A former minister and member of one of the richest families in Honduras has pleaded guilty in a US court to laundering money for the once-powerful Cachiros drug trafficking group.
Yankel Rosenthal admitted to having helped drug traffickers launder money "through the purchase of US real estate, political contributions in Honduras, and even investment in a professional soccer team," according to an August 29 US Justice Department press release. The Rosenthal family lawyer Andres Acosta Garcia previously pleaded guilty to similar crimes, the press release states.
Yankel Rosenthal served as Honduras' investment minister under current President Juan Orlando Hernández until June 2015 before taking over management of the Marathon soccer club owned by the Rosenthal family. He was arrested by US authorities in October 2015 and charged with money laundering.
In addition to laundering over $1 million in Florida real estate and several hundred thousand dollars via the soccer club, the former Honduran minister also funneled bribes from drug traffickers to the unsuccessful presidential campaign of his cousin, Yani Rosenthal, the press release states.
Yani Rosenthal admitted last month to having laundered drug proceeds while he was active in politics between 2004 and 2015, serving as a member of former President Mel Zelaya's cabinet and later as a congressman.
US authorities also stated that they have obtained evidence of a meeting between Yankel Rosenthal and various drug traffickers, including a leader of the now dismantled Cachiros drug trafficking group, during which these bribes were negotiated.
The family patriarch, Jaime Rosenthal -- father to Yani and uncle to Yankel -- has also been charged with money laundering in a US federal court. However, the former vice president of Honduras and business tycoon, who proclaimed his innocence during a 2015 interview with InSight Crime, remains at large in Honduras despite a pending US extradition request against him.
InSight Crime Analysis
The US prosecutions of members of the Rosenthal clan -- one of the wealthiest and most influential families in Honduras -- are part of a broader trend of joint US-Honduran law enforcement efforts combining indictments, asset seizures, arrests and other operations that have brought down important networks operating in the Honduran underworld, including elites who long offered them protection.
SEE ALSO: Honduras Elites and Organized Crime
The question now is what information Yankel Rosenthal may offer US authorities as part of his agreement to plead guilty. Future US indictments against Honduran soccer officials, for instance, appear to be a possibility, given Rosenthal's involvement with the sports sector that is deeply infiltrated by organized crime.
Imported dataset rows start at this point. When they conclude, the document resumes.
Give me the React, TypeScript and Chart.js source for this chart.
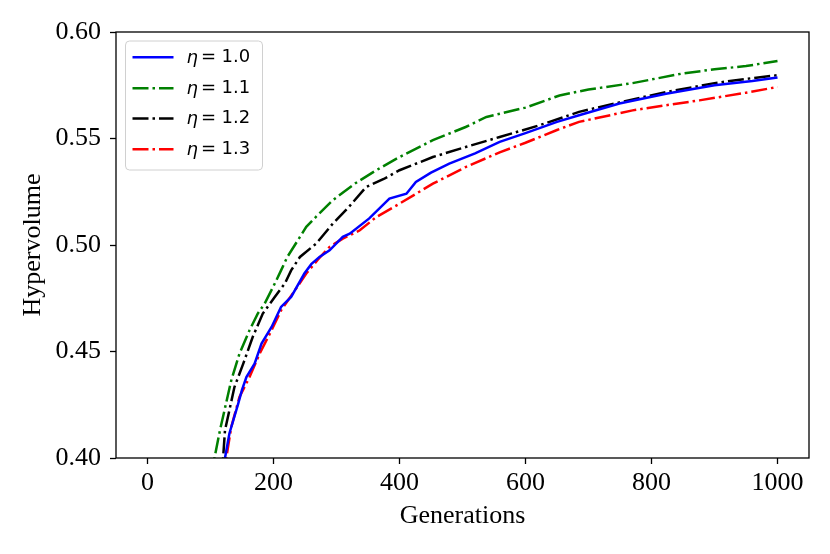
import React, { useEffect, useRef } from "react";
import { Chart, registerables } from "chart.js";

Chart.register(...registerables);

// ---------- data ----------
const seriesLabels = ["1.0", "1.1", "1.2", "1.3"];
const seriesColors = ["#0000ff", "#008000", "#000000", "#ff0000"];

const gens10 = [115, 123, 130, 144, 150, 157, 170, 181, 197, 212, 228, 249, 260, 273, 289, 310, 321, 352, 384, 411, 426, 450, 479, 520, 559, 600, 650, 685, 749, 823, 900, 960, 1000];
const hv10 = [0.39, 0.4, 0.4115, 0.4255, 0.432, 0.438, 0.4443, 0.4537, 0.4615, 0.4709, 0.4756, 0.4866, 0.491, 0.4944, 0.4975, 0.5038, 0.5053, 0.5125, 0.5218, 0.5241, 0.5296, 0.534, 0.5382, 0.543, 0.5484, 0.5525, 0.5578, 0.5609, 0.5664, 0.571, 0.575, 0.577, 0.5786];

const gens11 = [100, 107, 115, 133, 146, 162, 175, 186, 202, 212, 222, 242, 252, 270, 294, 330, 363, 400, 453, 505, 538, 600, 654, 700, 770, 849, 900, 950, 1000];
const hv11 = [0.39, 0.401, 0.413, 0.4365, 0.449, 0.46, 0.4678, 0.4725, 0.4819, 0.4881, 0.4944, 0.5038, 0.5085, 0.514, 0.521, 0.529, 0.5351, 0.5413, 0.5492, 0.5554, 0.5601, 0.5645, 0.5702, 0.573, 0.576, 0.5805, 0.5825, 0.584, 0.5864];

const gens12 = [112, 120, 123, 138, 152, 167, 183, 202, 218, 228, 242, 268, 294, 320, 347, 375, 400, 453, 505, 559, 620, 685, 750, 823, 900, 950, 1000];
const hv12 = [0.39, 0.4, 0.413, 0.4333, 0.4443, 0.4568, 0.4678, 0.4756, 0.4819, 0.4881, 0.4944, 0.5007, 0.51, 0.518, 0.5272, 0.531, 0.5351, 0.5413, 0.546, 0.5507, 0.556, 0.5625, 0.567, 0.5718, 0.576, 0.578, 0.5797];

const gens13 = [119, 125, 133, 146, 162, 178, 197, 212, 234, 252, 270, 289, 310, 337, 363, 400, 453, 505, 559, 600, 650, 685, 770, 820, 876, 950, 1000];
const hv13 = [0.39, 0.4, 0.4146, 0.4287, 0.438, 0.449, 0.46, 0.4693, 0.4787, 0.4866, 0.493, 0.4991, 0.503, 0.5069, 0.5131, 0.5194, 0.5288, 0.5366, 0.5435, 0.548, 0.554, 0.5578, 0.5632, 0.5655, 0.5679, 0.5715, 0.5742];

const xTicks = [0, 200, 400, 600, 800, 1000];
const yTicks = [0.4, 0.45, 0.5, 0.55, 0.6];

const seriesGens = [gens10, gens11, gens12, gens13];
const seriesValues = [hv10, hv11, hv12, hv13];
const seriesDash = [[], [16, 4, 2.5, 4], [16, 4, 2.5, 4], [16, 4, 2.5, 4]];

const tickFont = { family: "'Liberation Serif', 'Times New Roman', serif", size: 26, lineHeight: 1.0 };

const framePlugin = {
  id: "frameAndLegend",
  afterDatasetsDraw(chart: any) {
    const { ctx, chartArea: a } = chart;
    ctx.save();
    // frame
    ctx.strokeStyle = "#000";
    ctx.lineWidth = 1.3;
    ctx.setLineDash([]);
    ctx.strokeRect(a.left, a.top, a.right - a.left, a.bottom - a.top);

    // legend box
    const bx = a.left + 9.5;
    const by = a.top + 9;
    const bw = 137;
    const bh = 129;
    const r = 4;
    ctx.beginPath();
    ctx.moveTo(bx + r, by);
    ctx.lineTo(bx + bw - r, by);
    ctx.quadraticCurveTo(bx + bw, by, bx + bw, by + r);
    ctx.lineTo(bx + bw, by + bh - r);
    ctx.quadraticCurveTo(bx + bw, by + bh, bx + bw - r, by + bh);
    ctx.lineTo(bx + r, by + bh);
    ctx.quadraticCurveTo(bx, by + bh, bx, by + bh - r);
    ctx.lineTo(bx, by + r);
    ctx.quadraticCurveTo(bx, by, bx + r, by);
    ctx.closePath();
    ctx.fillStyle = "rgba(255,255,255,0.85)";
    ctx.fill();
    ctx.strokeStyle = "#d0d0d0";
    ctx.lineWidth = 1;
    ctx.stroke();

    const rowY = [25.3, 56.3, 86.5, 117.3];
    chart.data.datasets.forEach((ds: any, i: number) => {
      const y = a.top + rowY[i];
      ctx.beginPath();
      ctx.strokeStyle = ds.borderColor;
      ctx.lineWidth = 2.5;
      ctx.setLineDash(ds.borderDash || []);
      ctx.moveTo(a.left + 16.5, y);
      ctx.lineTo(a.left + 57.5, y);
      ctx.stroke();
      ctx.setLineDash([]);
      ctx.fillStyle = "#000";
      ctx.textBaseline = "middle";
      ctx.textAlign = "left";
      ctx.font = "italic 18px 'DejaVu Sans'";
      ctx.fillText("η", a.left + 70.5, y + 1);
      ctx.font = "18px 'DejaVu Sans'";
      ctx.fillText("=", a.left + 85, y);
      ctx.fillText(seriesLabels[i], a.left + 105.5, y);
    });
    ctx.restore();
  },
};

export default function App() {
  const canvasRef = useRef<HTMLCanvasElement | null>(null);

  useEffect(() => {
    document.body.style.margin = "0";
    const canvas = canvasRef.current;
    if (!canvas) return;
    const chart = new Chart(canvas, {
      type: "line",
      data: {
        datasets: seriesLabels.map((lab, i) => ({
          label: "η = " + lab,
          data: seriesGens[i].map((g, k) => ({ x: g, y: seriesValues[i][k] })),
          borderColor: seriesColors[i],
          backgroundColor: seriesColors[i],
          borderWidth: 2.5,
          borderDash: seriesDash[i],
          borderCapStyle: "butt",
          pointRadius: 0,
          tension: 0,
          fill: false,
        })),
      },
      options: {
        animation: false,
        responsive: false,
        maintainAspectRatio: false,
        layout: { padding: { top: 32, right: 21, left: 0, bottom: 0 } },
        plugins: { legend: { display: false }, tooltip: { enabled: false } },
        scales: {
          x: {
            type: "linear",
            min: -50,
            max: 1050,
            afterBuildTicks: (axis: any) => {
              axis.ticks = xTicks.map((v) => ({ value: v }));
            },
            afterFit: (axis: any) => {
              axis.height = 96;
            },
            grid: { display: true, drawOnChartArea: false, drawTicks: true, tickLength: 6, tickWidth: 1.3, tickColor: "#000" },
            border: { display: false },
            ticks: { color: "#000", font: tickFont, padding: 6, maxRotation: 0, callback: (v: any) => String(v) },
            title: { display: true, text: "Generations", color: "#000", font: tickFont, padding: { top: 0, bottom: 25 } },
          },
          y: {
            type: "linear",
            min: 0.4,
            max: 0.6,
            afterBuildTicks: (axis: any) => {
              axis.ticks = yTicks.map((v) => ({ value: v }));
            },
            afterFit: (axis: any) => {
              axis.width = 116;
            },
            grid: { display: true, drawOnChartArea: false, drawTicks: true, tickLength: 6, tickWidth: 1.3, tickColor: "#000" },
            border: { display: false },
            ticks: { color: "#000", font: tickFont, padding: 9, callback: (v: any) => Number(v).toFixed(2) },
            title: { display: true, text: "Hypervolume", color: "#000", font: tickFont, padding: { top: 20, bottom: 0 } },
          },
        },
      },
      plugins: [framePlugin],
    } as any);
    return () => chart.destroy();
  }, []);

  return (
    <div style={{ width: 830, height: 554, position: "relative", background: "#fff" }}>
      <canvas ref={canvasRef} width={830} height={554} style={{ width: 830, height: 554, display: "block" }} />
    </div>
  );
}
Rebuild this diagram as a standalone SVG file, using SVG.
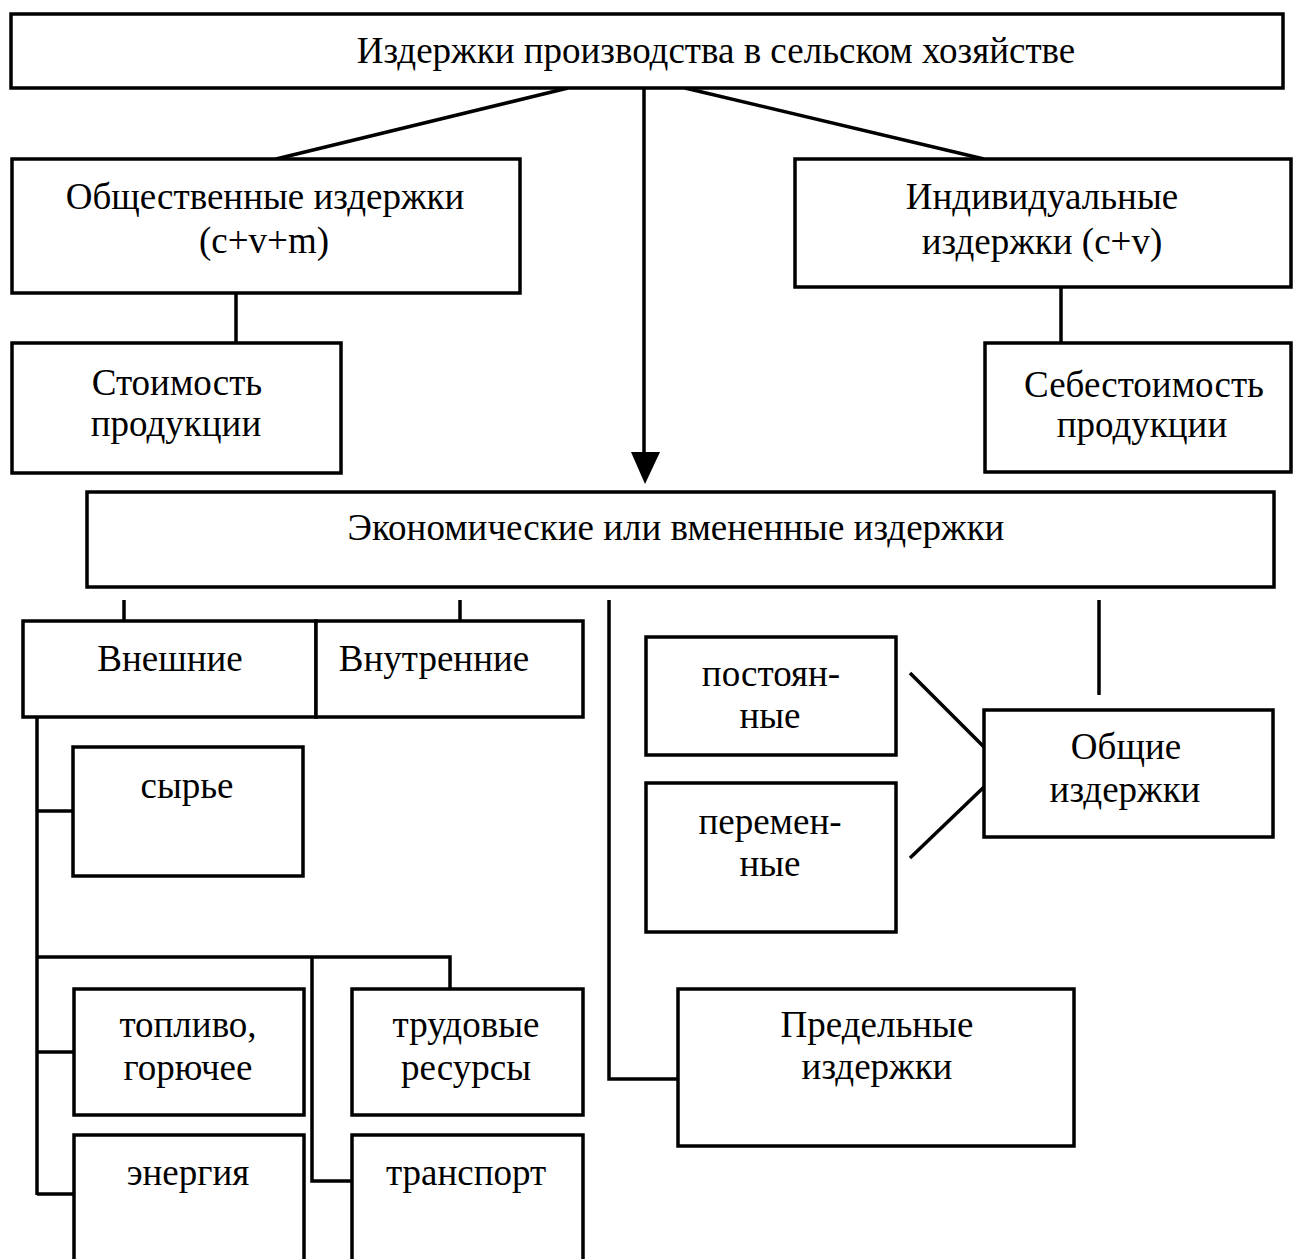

In addition, it is possible that the former member of President Hernández's cabinet could have information about other corrupt actors in the current administration. A former top member of the Cachiros organization recently testified in US court that the president's brother, Tony Hernández, a congressman in Honduras who has been named a "person of interest" in a US investigation, had solicited a bribe from the drug trafficker. It may be that Yankel Rosenthal will find himself in a position to provide further details about such allegations.